Le calvaire des demi-veuves du Cachemire

© Juliette Robert
Begum Jom, avec des amis et voisins dans sa maison dans le village de Khudhalem.

Elles seraient près d'un millier au Jammu-et-Cachemire, zone de conflit entre l'Inde et le Pakistan, à vivre dans un flou juridique terrible: leurs maris, accusés sans preuves d'être des insurgés indépendantistes, sont portés disparus mais n'ont jamais été reconnus comme morts.

«Encore aujourd’hui, je continue d’attendre Fareed». Arsha Begum, 51 ans, les yeux dans le vague, la peine à fleur de peau, a le visage vieilli prématurément par les soucis et le chagrin. Triste et sec, à l’image des paysages montagneux de l’Etat indien du Jammu-et-Cachemire. Tout au Nord du sous-continent. Un matin, il y a 18 ans, son mari est parti travailler. Comme tous les autres matins. Mais il n’est jamais revenu. Disparu, sans laisser de traces. Bien sûr, Arsha a remué le ciel bas et la terre sèche de la Vallée du Cachemire. Elle est allée voir la police. Depuis, Arsha l’attend. Et elle élève, grâce à la maigre aide de ses voisins, ses deux fils, grands adolescents, handicapés mentaux et moteurs. Sur le seuil de sa modeste maison, ils jouent dans la poussière sous l’oeil attendri de leur mère, l’un debout, l’autre dans un fauteuil roulant rouillé.

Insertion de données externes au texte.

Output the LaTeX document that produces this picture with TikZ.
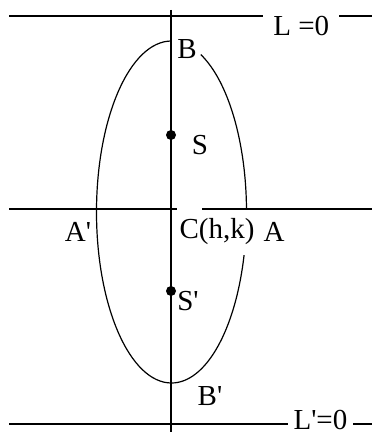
\documentclass[tikz,border=0pt]{standalone}
\usepackage{fontspec}
\setmainfont{Liberation Serif}
\usetikzlibrary{calc}
\begin{document}
\begin{tikzpicture}[x=0.5pt,y=0.5pt,line width=0.75pt]
  \tikzstyle{lbl}=[inner sep=0pt,font=\fontsize{14.5}{16}\selectfont]
  \tikzstyle{cut}=[fill=white,inner sep=5pt,font=\fontsize{14.5}{16}\selectfont]
  \useasboundingbox (0,0) rectangle (372,435);
  % lines
  \coordinate (tl) at (9,419);   \coordinate (tr) at (372,419);
  \coordinate (ml) at (9,226);   \coordinate (mr) at (372,226);
  \coordinate (bl) at (9,11);    \coordinate (br) at (372,11);
  \coordinate (vt) at (171,425); \coordinate (vb) at (171,3);
  \coordinate (c) at (171.5,223);
  \draw (tl) -- (tr) node[cut,pos=0.805,yshift=-5]{L =0};
  \draw (bl) -- (br) node[cut,pos=0.858,yshift=2,inner xsep=3pt]{L\textquotesingle=0};
  \draw (ml) -- (177,226);
  \draw (202,226) -- (mr);
  \draw (vt) -- (vb);
  % ellipse, with the gaps
  \draw[line width=0.6pt] ($(c)+(90:75 and 171)$) arc[start angle=90,end angle=345.4,x radius=75,y radius=171];
  \draw[line width=0.6pt] ($(c)+(1:75 and 171)$) arc[start angle=1,end angle=67,x radius=75,y radius=171];
  % foci
  \fill (171,300) coordinate (S) circle (2.5pt);
  \fill (171,144) coordinate (S2) circle (2.5pt);
  \node[lbl] (b) at (187,386) {B};
  \node[lbl] (s) at (200,290) {S};
  \node[lbl] (a2) at (78,203) {A\textquotesingle};
  \node[lbl] (ctr) at (217,203) {C(h,k)};
  \node[lbl] (a) at (274,203) {A};
  \node[lbl] (s2) at (188,134) {S\textquotesingle};
  \node[lbl] (b2) at (210,39) {B\textquotesingle};
\end{tikzpicture}
\end{document}
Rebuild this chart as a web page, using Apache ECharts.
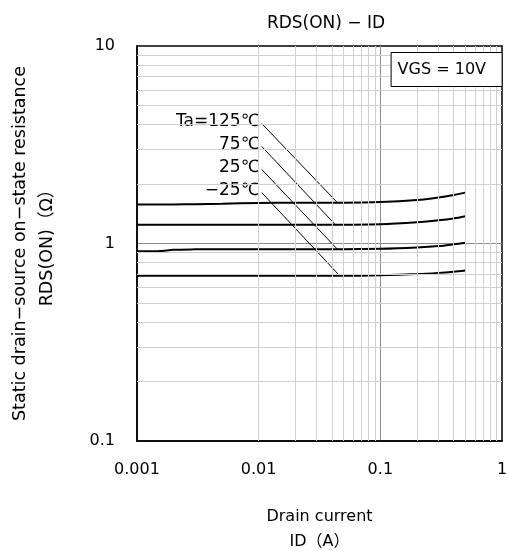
<!DOCTYPE html>
<html>
<head>
<meta charset="utf-8">
<script src="https://cdn.jsdelivr.net/npm/echarts@6/dist/echarts.min.js"></script>
<style>
html, body { margin: 0; padding: 0; background: #fff; }
#rdsChart { width: 508px; height: 551px; }
</style>
</head>
<body>
<div id="rdsChart"></div>
<script>
// drain current (A)
var xCurrent = [0.001, 0.0015, 0.002, 0.003, 0.005, 0.01, 0.02, 0.05, 0.1, 0.2, 0.3, 0.4, 0.5];
// RDS(ON) (ohm) per ambient temperature
var r125 = [1.575, 1.575, 1.577, 1.58, 1.59, 1.605, 1.61, 1.61, 1.62, 1.66, 1.71, 1.76, 1.81];
var r75 = [1.243, 1.243, 1.243, 1.243, 1.243, 1.243, 1.243, 1.245, 1.25, 1.28, 1.31, 1.34, 1.375];
var r25 = [0.914, 0.915, 0.93, 0.934, 0.935, 0.935, 0.935, 0.935, 0.94, 0.955, 0.97, 0.99, 1.008];
var rm25 = [0.686, 0.686, 0.686, 0.686, 0.686, 0.686, 0.686, 0.686, 0.69, 0.70, 0.71, 0.72, 0.73];

// leader lines: label anchor -> point on curve
var tempLabels = ['Ta=125℃', '75℃', '25℃', '−25℃'];
var leaderStartX = 0.0106;
var leaderStartY = [4.05, 3.10, 2.37, 1.81];
var leaderEndX = [0.0444, 0.0428, 0.0444, 0.0464];
var leaderEndY = [1.61, 1.243, 0.935, 0.686];

var xTickLabels = ['0.001', '0.01', '0.1', '1'];
var yTickLabels = ['0.1', '1', '10'];
var xDecades = [0.001, 0.01, 0.1];
var yDecades = [0.1, 1];

var font = "'DejaVu Sans', 'Noto Sans CJK JP', sans-serif";

// 曲线数据
var curves = [r125, r75, r25, rm25];
var series = [];
for (var i = 0; i < curves.length; i++) {
	var pts = [];
	for (var j = 0; j < xCurrent.length; j++) {
		pts.push([xCurrent[j], curves[i][j]]);
	}
	series.push({
		type : 'line',
		data : pts,
		smooth : 0.3,
		symbol : 'none',
		z : 3,
		lineStyle : { color : '#000', width : 2 }
	});
}

// 引出线 + 温度标签
for (var k = 0; k < tempLabels.length; k++) {
	series.push({
		type : 'line',
		symbol : 'circle',
		symbolSize : 0.01,
		showSymbol : true,
		z : 4,
		itemStyle : { color : '#000' },
		lineStyle : { color : '#000', width : 1 },
		data : [ {
			value : [leaderStartX, leaderStartY[k]],
			label : {
				show : true,
				position : 'left',
				distance : 1,
				offset : [0, -2],
				formatter : tempLabels[k],
				color : '#000',
				fontSize : 17,
				fontFamily : font,
				backgroundColor : '#fff',
				padding : [0, 1]
			}
		}, [leaderEndX[k], leaderEndY[k]] ]
	});
}

// 次网格线 (2..9)
var minorLines = [];
for (var a = 0; a < xDecades.length; a++) {
	for (var m = 2; m <= 9; m++) minorLines.push({ xAxis : m * xDecades[a] });
}
for (var b = 0; b < yDecades.length; b++) {
	for (var n = 2; n <= 9; n++) minorLines.push({ yAxis : n * yDecades[b] });
}
series.push({
	type : 'line',
	data : [],
	z : 1,
	markLine : {
		silent : true,
		symbol : 'none',
		label : { show : false },
		animation : false,
		lineStyle : { color : '#cfcfcf', width : 1, type : 'solid' },
		data : minorLines
	}
});

var chart = echarts.init(document.getElementById('rdsChart'));
var option = {
	animation : false,
	textStyle : { fontFamily : font },
	title : [ {
		text : 'RDS(ON) − ID',
		left : 321,
		textAlign : 'center',
		top : 10,
		textStyle : { fontSize : 17, fontWeight : 'normal', color : '#000', fontFamily : font }
	}, {
		text : 'VGS = 10V',
		right : 6,
		top : 52,
		padding : [10, 16, 9, 7],
		borderColor : '#000',
		borderWidth : 1,
		backgroundColor : '#fff',
		z : 10,
		textStyle : { fontSize : 16, fontWeight : 'normal', color : '#000', fontFamily : font }
	} ],
	grid : {
		left : 137,
		top : 46,
		width : 365,
		height : 395,
		outerBoundsMode : 'none',
		containLabel : false,
		show : true,
		borderColor : '#000',
		borderWidth : 1.5,
		backgroundColor : 'transparent'
	},
	xAxis : {
		type : 'log',
		logBase : 10,
		min : 0.001,
		max : 1,
		name : 'Drain current\nID（A）',
		nameLocation : 'middle',
		nameGap : 63,
		nameTextStyle : { fontSize : 16, color : '#000', lineHeight : 25, fontFamily : font },
		axisLine : { lineStyle : { color : '#000', width : 1.5 } },
		axisTick : { show : false },
		axisLabel : {
			margin : 21,
			fontSize : 16,
			color : '#000',
			fontFamily : font,
			formatter : function(v) {
				return xTickLabels[Math.round(Math.log10(v)) + 3];
			}
		},
		splitLine : { show : true, showMinLine : false, showMaxLine : false, lineStyle : { color : '#8c8c8c', width : 1 } }
	},
	yAxis : {
		type : 'log',
		logBase : 10,
		min : 0.1,
		max : 10,
		name : 'Static drain−source on−state resistance\nRDS(ON)（Ω）',
		nameLocation : 'middle',
		nameGap : 76,
		nameTextStyle : { fontSize : 17.5, color : '#000', lineHeight : 27, fontFamily : font },
		axisLine : { lineStyle : { color : '#000', width : 1.5 } },
		axisTick : { show : false },
		axisLabel : {
			margin : 22,
			fontSize : 16,
			color : '#000',
			fontFamily : font,
			formatter : function(v) {
				return yTickLabels[Math.round(Math.log10(v)) + 1];
			}
		},
		splitLine : { show : true, showMinLine : false, showMaxLine : false, lineStyle : { color : '#8c8c8c', width : 1 } }
	},
	series : series
};
chart.setOption(option);
</script>
</body>
</html>
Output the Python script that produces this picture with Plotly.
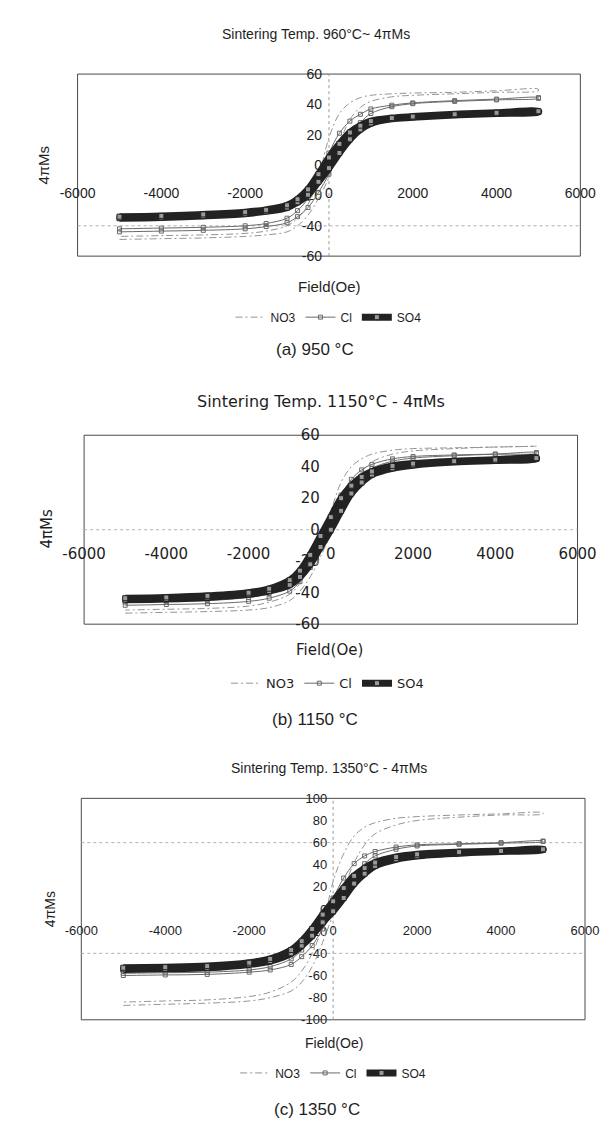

Arsha n’est pas la seule à attendre dans cette vallée où la population est musulmane à 96%, contrairement au reste du pays, hindou. Où les mosquées centenaires percent de leur minaret le ciel de villages perchés dans les vastes montagnes de l’Himalaya. Où les habitants, à la peau moins foncée et aux yeux clairs, rappellent plutôt des Afghans que des compatriotes indiens. Où l’on parle l’ourdou, langue du voisin et néanmoins ennemi pakistanais et non l’hindi. Où les hommes disparaissent comme par enchantement. Dans ce coin d’Inde marqué par les violences, toutes les familles ou presque ont connu ce mauvais sort. Il faut dire que l’endroit est explosif. Au moment de la partition de 1947, la région du Cachemire, administrée par un maharadja indépendant, ne souhaite rejoindre ni l’Inde ni le Pakistan. Mais l’invasion du territoire par des tribus pachtounes pakistanaises force le prince à demander l’aide militaire de l’Inde.